Step 4: Develop Multi-Use Scenarios and Evaluate Trade-offs

Using GIS and modeling tools, create three to five alternative land-use scenarios. Each scenario should combine different degrees of food production, energy generation, and conservation. For each scenario, calculate indicators like total caloric output, megawatt-hours produced, and biodiversity intactness. Encourage stakeholders to debate which scenario best meets regional needs while minimizing negative impacts. Prioritize scenarios that maximize co-benefits—for instance, placing solar on marginal farmland to spare prime soils for crops.

Step 5: Implement Coordinated Zoning and Incentives

Translate the chosen scenario into legally enforceable land-use regulations. Update zoning codes to allow mixed uses where appropriate (e.g., agricultural solar), establish conservation easements, and create transferable development rights. Pair regulations with economic incentives: subsidies for dual-use projects, tax breaks for landowners who maintain habitat corridors, and low-interest loans for farmers who adopt regenerative practices that also store carbon.
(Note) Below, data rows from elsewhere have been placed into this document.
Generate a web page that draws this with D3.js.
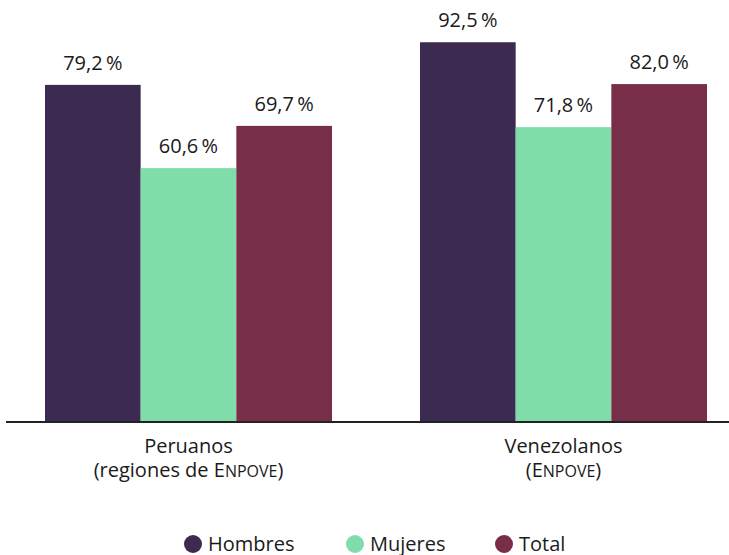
<!DOCTYPE html>
<html>
<head>
<meta charset="utf-8">
<script src="https://cdn.jsdelivr.net/npm/d3@7"></script>
<style>
  body { margin: 0; background: #fff; }
  text { font-family: "Open Sans", sans-serif; fill: #1a1a1a; }
</style>
</head>
<body>
<div id="chart"></div>
<script>
// groups and series
var groups = ["Peruanos", "Venezolanos"];
var groupLine2 = ["(regiones de ", "("];
var series = ["Hombres", "Mujeres", "Total"];
var colors = ["#3c2a51", "#80dca8", "#782e48"];

// bar heights as drawn, and the printed labels
var peruanos = [82.1, 61.8, 72.1];
var venezolanos = [92.5, 71.8, 82.3];
var peruanosLabels = ["79,2", "60,6", "69,7"];
var venezolanosLabels = ["92,5", "71,8", "82,0"];

var values = [peruanos, venezolanos];
var labels = [peruanosLabels, venezolanosLabels];

var width = 729, height = 555;

var svg = d3.select("#chart")
  .append("svg")
  .attr("width", width)
  .attr("height", height);

var x0 = d3.scaleBand()
  .domain(groups)
  .range([45, 707])
  .paddingInner(0.2347)
  .paddingOuter(0);

var x1 = d3.scaleBand()
  .domain(series)
  .range([0, x0.bandwidth()])
  .padding(0);

var y = d3.scaleLinear()
  .domain([0, 100])
  .range([421.5, 11.5]);

var g = svg.selectAll("g.group")
  .data(groups)
  .enter().append("g")
    .attr("class", "group")
    .attr("transform", function(d) { return "translate(" + x0(d) + ",0)"; });

function rows(d, i) {
  return series.map(function(s, j) {
    return {s: s, v: values[i][j], label: labels[i][j], c: colors[j]};
  });
}

g.selectAll("rect")
  .data(rows)
  .enter().append("rect")
    .attr("x", function(d) { return x1(d.s); })
    .attr("y", function(d) { return y(d.v); })
    .attr("width", x1.bandwidth())
    .attr("height", function(d) { return y(0) - y(d.v); })
    .attr("fill", function(d) { return d.c; });

g.selectAll("text.val")
  .data(rows)
  .enter().append("text")
    .attr("class", "val")
    .attr("x", function(d) { return x1(d.s) + x1.bandwidth() / 2; })
    .attr("y", function(d) { return y(d.v) - 15; })
    .attr("text-anchor", "middle")
    .style("font-size", "20px")
    .text(function(d) { return d.label + "\u2009%"; });

// baseline
svg.append("line")
  .attr("x1", 6)
  .attr("x2", width)
  .attr("y1", y(0) + 0.5)
  .attr("y2", y(0) + 0.5)
  .attr("stroke", "#222")
  .attr("stroke-width", 2);

// category labels, two lines
svg.selectAll("text.cat")
  .data(groups)
  .enter().append("text")
    .attr("class", "cat")
    .attr("text-anchor", "middle")
    .style("font-size", "20px")
    .attr("x", function(d) { return x0(d) + x0.bandwidth() / 2; })
    .attr("y", 453)
    .text(function(d) { return d; });

var line2 = svg.selectAll("text.cat2")
  .data(groups)
  .enter().append("text")
    .attr("class", "cat2")
    .attr("text-anchor", "middle")
    .style("font-size", "20px")
    .attr("x", function(d) { return x0(d) + x0.bandwidth() / 2; })
    .attr("y", 476.5);

line2.append("tspan")
  .text(function(d, i) { return groupLine2[i] + "E"; });
line2.append("tspan")
  .style("font-size", "16px")
  .text("NPOVE");
line2.append("tspan")
  .text(")");

// legend
var legendX = [193, 355, 504];
var legend = svg.selectAll("g.legend")
  .data(series)
  .enter().append("g")
    .attr("class", "legend")
    .attr("transform", function(d, i) { return "translate(" + legendX[i] + ",544)"; });

legend.append("circle")
  .attr("r", 9)
  .attr("fill", function(d, i) { return colors[i]; });

legend.append("text")
  .attr("x", 15)
  .attr("y", 7)
  .style("font-size", "20px")
  .text(function(d) { return d; });
</script>
</body>
</html>
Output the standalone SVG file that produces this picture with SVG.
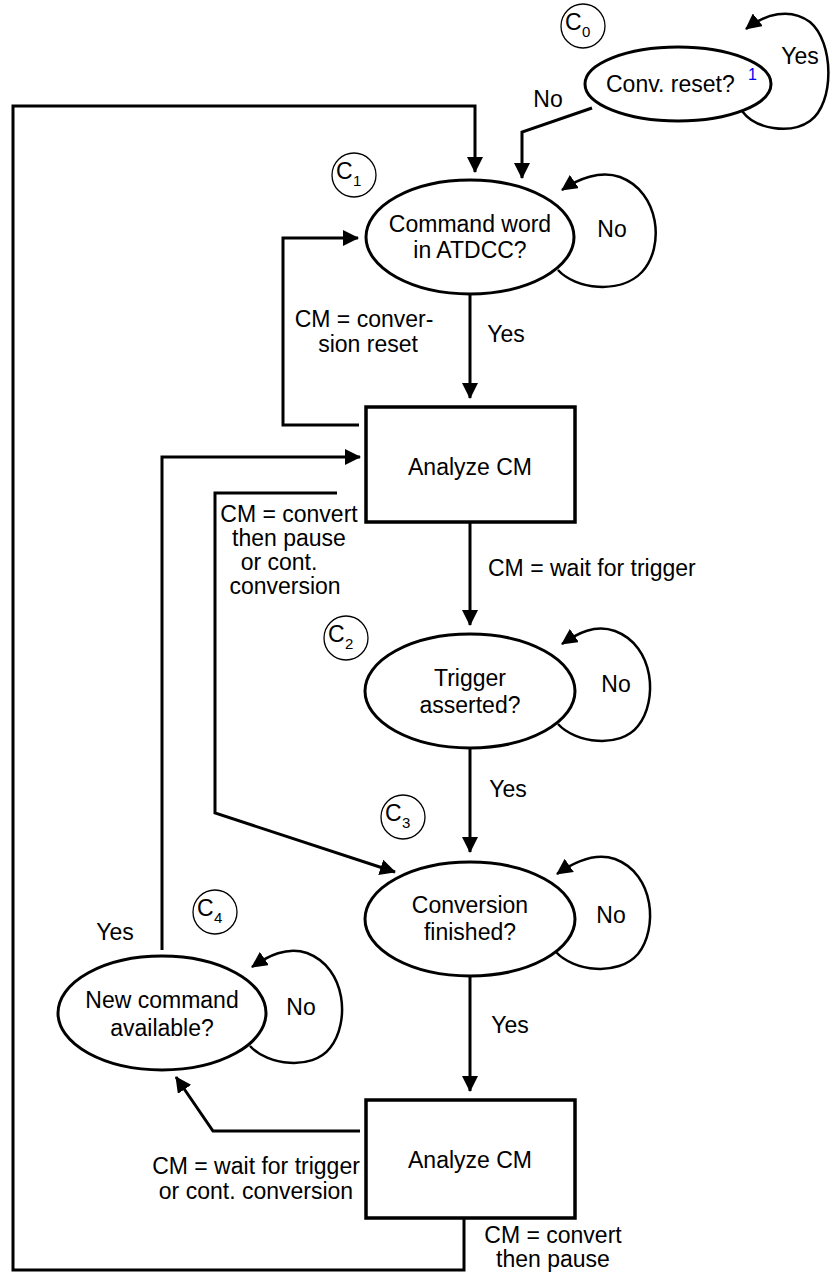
<svg xmlns="http://www.w3.org/2000/svg" width="830" height="1278" viewBox="0 0 830 1278">
<style>
text{font-family:"Liberation Sans",Arial,Helvetica,sans-serif;font-size:23px;fill:#000}
.m{text-anchor:middle}
.sub{font-size:15px}
.node{fill:#fff;stroke:#000;stroke-width:3}
.box{fill:#fff;stroke:#000;stroke-width:3.5}
.tag{fill:#fff;stroke:#000;stroke-width:1.3}
.c{fill:none;stroke:#000;stroke-width:3;stroke-linejoin:miter}
.loop{fill:none;stroke:#000;stroke-width:2.5}
</style>
<defs>
<marker id="ah" viewBox="0 0 16 16" refX="15" refY="8" markerWidth="16" markerHeight="16" markerUnits="userSpaceOnUse" orient="auto"><path d="M0,0 L16,8 L0,16 z" fill="#000"/></marker>
</defs>
<g id="connectors">
<path class="c" d="M464,1218 L464,1270 L13,1270 L13,106 L475,106 L475,172" marker-end="url(#ah)"/>
<path class="c" d="M592,108 L522,132 L522,178" marker-end="url(#ah)"/>
<path class="loop" d="M742,111 C755,129 790,135 810,121 C835,103 834,42 810,22 C790,7 765,14 746,29" marker-end="url(#ah)"/>
<path class="loop" d="M558,270 C575,289 620,295 642,272 C665,247 660,192 620,177 C600,170 578,179 562,190" marker-end="url(#ah)"/>
<path class="c" d="M470,294 L470,398" marker-end="url(#ah)"/>
<path class="c" d="M359,425 L283,425 L283,238 L358,238" marker-end="url(#ah)"/>
<path class="c" d="M470,522 L470,625" marker-end="url(#ah)"/>
<path class="c" d="M337,493 L215,493 L215,813 L395,872" marker-end="url(#ah)"/>
<path class="loop" d="M558,724 C575,743 620,749 638,726 C658,701 655,646 615,631 C595,624 578,633 562,644" marker-end="url(#ah)"/>
<path class="c" d="M470,748 L470,852" marker-end="url(#ah)"/>
<path class="loop" d="M556,952 C573,971 618,977 638,954 C658,929 655,874 615,859 C595,852 574,862 557,874" marker-end="url(#ah)"/>
<path class="c" d="M470,976 L470,1091" marker-end="url(#ah)"/>
<path class="c" d="M360,1131 L213,1131 L176,1077" marker-end="url(#ah)"/>
<path class="loop" d="M250,1046 C267,1065 312,1071 330,1048 C350,1023 347,968 307,953 C287,946 268,956 252,967" marker-end="url(#ah)"/>
<path class="c" d="M162,950 L162,457 L360,457" marker-end="url(#ah)"/>
</g>
<g id="labels">
<text class="m" x="800" y="64">Yes</text>
<text class="m" x="548" y="107">No</text>
<text class="m" x="612" y="237">No</text>
<text class="m" x="506" y="342">Yes</text>
<text class="m" x="364" y="327">CM = conver-</text>
<text class="m" x="368" y="352">sion reset</text>
<text x="488" y="576">CM = wait for trigger</text>
<text class="m" x="289" y="522">CM = convert</text>
<text class="m" x="289" y="546">then pause</text>
<text class="m" x="279" y="570">or cont.</text>
<text class="m" x="285" y="594">conversion</text>
<text class="m" x="616" y="692">No</text>
<text class="m" x="508" y="797">Yes</text>
<text class="m" x="611" y="923">No</text>
<text class="m" x="510" y="1033">Yes</text>
<text class="m" x="115" y="940">Yes</text>
<text class="m" x="301" y="1015">No</text>
<text class="m" x="256" y="1174">CM = wait for trigger</text>
<text class="m" x="256" y="1199">or cont. conversion</text>
<text class="m" x="553" y="1243">CM = convert</text>
<text class="m" x="553" y="1267">then pause</text>
</g>
<g id="C0"><circle class="tag" cx="583" cy="26" r="22"/><text x="565" y="30">C</text><text class="sub" x="582" y="37">0</text></g>
<g id="conv-reset"><ellipse class="node" cx="678" cy="84" rx="93" ry="37"/><text x="606" y="92">Conv. reset?</text><text x="748" y="80" style="font-size:16px;fill:#0000ee">1</text></g>
<g id="C1"><circle class="tag" cx="354" cy="175" r="22"/><text x="336" y="179">C</text><text class="sub" x="353" y="186">1</text></g>
<g id="command-word"><ellipse class="node" cx="470" cy="237" rx="104" ry="57"/><text class="m" x="470" y="232">Command word</text><text class="m" x="470" y="258">in ATDCC?</text></g>
<g id="analyze-1"><rect class="box" x="366" y="407" width="209" height="115"/><text class="m" x="470" y="475">Analyze CM</text></g>
<g id="C2"><circle class="tag" cx="346" cy="638" r="22"/><text x="328" y="642">C</text><text class="sub" x="345" y="649">2</text></g>
<g id="trigger"><ellipse class="node" cx="470" cy="691" rx="105" ry="57"/><text class="m" x="470" y="686">Trigger</text><text class="m" x="470" y="713">asserted?</text></g>
<g id="C3"><circle class="tag" cx="403" cy="817" r="22"/><text x="385" y="821">C</text><text class="sub" x="402" y="828">3</text></g>
<g id="conv-finished"><ellipse class="node" cx="470" cy="919" rx="105" ry="57"/><text class="m" x="470" y="913">Conversion</text><text class="m" x="470" y="940">finished?</text></g>
<g id="C4"><circle class="tag" cx="215" cy="912" r="22"/><text x="197" y="916">C</text><text class="sub" x="214" y="923">4</text></g>
<g id="new-command"><ellipse class="node" cx="162" cy="1013" rx="104" ry="57"/><text class="m" x="162" y="1008">New command</text><text class="m" x="162" y="1036">available?</text></g>
<g id="analyze-2"><rect class="box" x="366" y="1100" width="209" height="118"/><text class="m" x="470" y="1168">Analyze CM</text></g>
</svg>
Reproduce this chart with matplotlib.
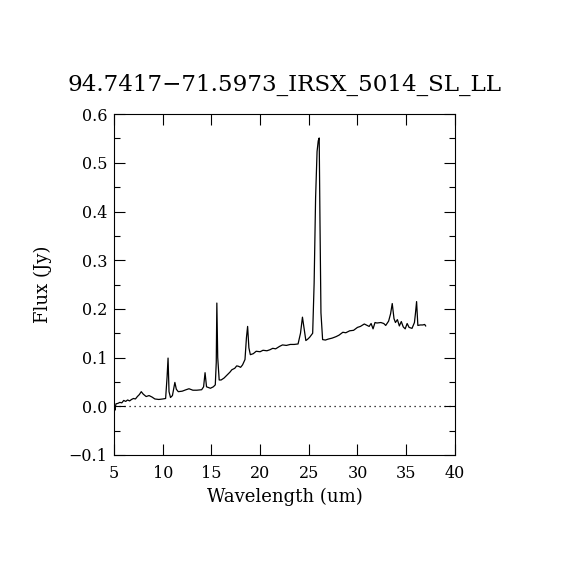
import matplotlib
matplotlib.use("Agg")
import matplotlib.pyplot as plt
from matplotlib.ticker import MultipleLocator

title = "94.7417\u221271.5973_IRSX_5014_SL_LL"
xlabel = "Wavelength (um)"
ylabel = "Flux (Jy)"

wavelength = [5.05, 5.1, 5.2, 5.4, 5.6, 5.8, 6.0, 6.2, 6.4, 6.6, 6.8, 7.0, 7.2, 7.4,
              7.6, 7.8, 8.0, 8.3, 8.6, 8.9, 9.2, 9.6, 10.0, 10.3, 10.45, 10.55,
              10.65, 10.8, 11.0, 11.25, 11.4, 11.6, 12.0, 12.4, 12.7, 13.1, 13.5,
              14.0, 14.2, 14.35, 14.5, 14.9, 15.2, 15.4, 15.5, 15.56, 15.65, 15.8,
              16.0, 16.3, 16.6, 16.9, 17.1, 17.4, 17.6, 17.8, 18.0, 18.2, 18.45,
              18.6, 18.72, 18.85, 19.0, 19.3, 19.6, 20.0, 20.3, 20.7, 21.0, 21.3,
              21.6, 22.0, 22.3, 22.7, 23.1, 23.5, 23.9, 24.15, 24.35, 24.5, 24.7,
              24.9, 25.1, 25.4, 25.55, 25.7, 25.85, 25.97, 26.07, 26.15, 26.25,
              26.42, 26.7, 27.0, 27.4, 27.8, 28.1, 28.5, 28.8, 29.2, 29.6, 30.0,
              30.3, 30.7, 31.0, 31.2, 31.4, 31.6, 31.8, 32.0, 32.4, 32.7, 32.9,
              33.2, 33.4, 33.57, 33.75, 33.9, 34.1, 34.3, 34.5, 34.7, 34.9, 35.1,
              35.3, 35.6, 35.85, 35.95, 36.07, 36.2, 36.45, 36.7, 36.9, 37.0]
flux = [0.000, -0.008, 0.005, 0.006, 0.008, 0.007, 0.012, 0.010, 0.013, 0.011,
        0.014, 0.016, 0.015, 0.020, 0.024, 0.030, 0.025, 0.020, 0.022, 0.019,
        0.015, 0.014, 0.015, 0.016, 0.060, 0.099, 0.030, 0.018, 0.022, 0.049,
        0.035, 0.030, 0.031, 0.034, 0.036, 0.033, 0.033, 0.034, 0.040, 0.069,
        0.040, 0.037, 0.040, 0.044, 0.090, 0.212, 0.100, 0.054, 0.054, 0.058,
        0.064, 0.070, 0.075, 0.078, 0.083, 0.082, 0.080, 0.085, 0.096, 0.141,
        0.164, 0.120, 0.106, 0.108, 0.113, 0.112, 0.115, 0.114, 0.116, 0.119,
        0.118, 0.123, 0.126, 0.125, 0.127, 0.127, 0.128, 0.150, 0.183, 0.162,
        0.135, 0.138, 0.142, 0.150, 0.253, 0.428, 0.523, 0.545, 0.551, 0.379,
        0.192, 0.137, 0.136, 0.138, 0.140, 0.143, 0.146, 0.152, 0.151, 0.155,
        0.156, 0.162, 0.164, 0.169, 0.166, 0.164, 0.170, 0.159, 0.172, 0.171,
        0.172, 0.170, 0.166, 0.175, 0.190, 0.211, 0.180, 0.172, 0.178, 0.165,
        0.174, 0.163, 0.159, 0.170, 0.162, 0.160, 0.172, 0.190, 0.215, 0.166,
        0.167, 0.167, 0.168, 0.165]

plt.rcParams['font.family'] = ['DejaVu Serif']
fig = plt.figure(figsize=(5.7, 5.7), dpi=100)
ax = fig.add_axes([0.2, 0.2018, 0.598, 0.598])
ax.plot(wavelength, flux, color='black', lw=0.9)
ax.axhline(0.0, color='black', lw=0.9, linestyle=(0, (1, 3)))
ax.set_xlim(5, 40)
ax.set_ylim(-0.1, 0.6)
ax.xaxis.set_major_locator(MultipleLocator(5))
ax.yaxis.set_major_locator(MultipleLocator(0.1))
ax.yaxis.set_minor_locator(MultipleLocator(0.05))
ax.yaxis.set_major_formatter(matplotlib.ticker.FuncFormatter(
    lambda v, p: ("%.1f" % v).replace("-", "\u2212")))
ax.tick_params(which='both', direction='in', top=True, right=True,
               labelsize=11.5, width=0.8)
ax.tick_params(axis='x', pad=7)
ax.tick_params(axis='y', pad=5)
ax.tick_params(which='major', length=8)
ax.tick_params(which='minor', length=4)
for s in ax.spines.values():
    s.set_linewidth(0.8)
ax.set_xlabel(xlabel, fontsize=13, labelpad=4)
ax.set_ylabel(ylabel, fontsize=13, labelpad=12)
ax.set_title(title, fontsize=16.6, pad=17)
fig.savefig("out.png", dpi=100)
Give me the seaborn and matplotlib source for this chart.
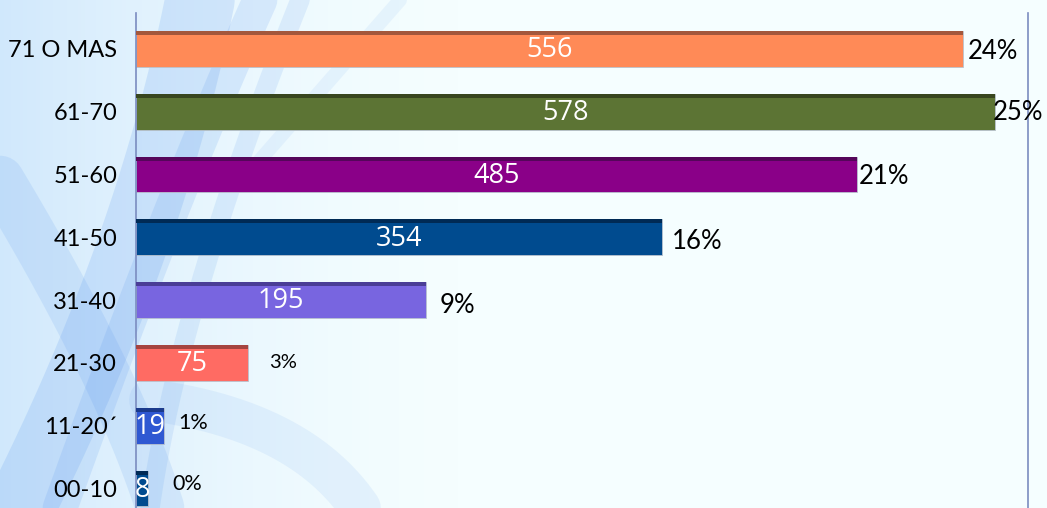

Ensure that implementation plans include clear timelines and responsible agencies.

Step 6: Monitor, Adapt, and Scale

Set up a monitoring system to track actual land-use changes, productivity, and ecological health. Use remote sensing and on-the-ground surveys to compare outcomes with scenario predictions. Hold annual review meetings with stakeholders to adjust plans based on new data or shifting priorities. Finally, document lessons learned and share them with neighboring regions. Scaling integrated planning requires building political will and replicating successful approaches.

Tips for Success

  • Start with a pilot area – Choose a small, representative watershed or county to test the process before expanding. Early wins build trust.
  • Use digital twins – Advanced simulation models let stakeholders interact with virtual land-use scenarios in real time, improving understanding of trade-offs.
  • Embrace flexible design – Allow land uses to change over time; for example, agrivoltaic systems can shift from solar-dominant to crop-dominant as markets change.
  • Secure long-term funding – Integrated planning is not a one-time event; budget for ongoing monitoring and stakeholder meetings.
  • Communicate co-benefits clearly – Frame ILP as a way to increase total value from land, not just a compromise. Use visual stories to show how one parcel can feed people, power homes, and protect wildlife.
  • Learn from existing examples – Look to places like California’s renewable energy zones, which deliberately avoided prime farmland, or Germany’s “energy landscapes” that combine wind, solar, and agriculture.

Integrated land planning is not a silver bullet, but it offers a realistic path to meet the world’s growing demands without pitting food, energy, and biodiversity against each other. By following these steps, you can create a roadmap that respects all three—and secures a more sustainable future for everyone.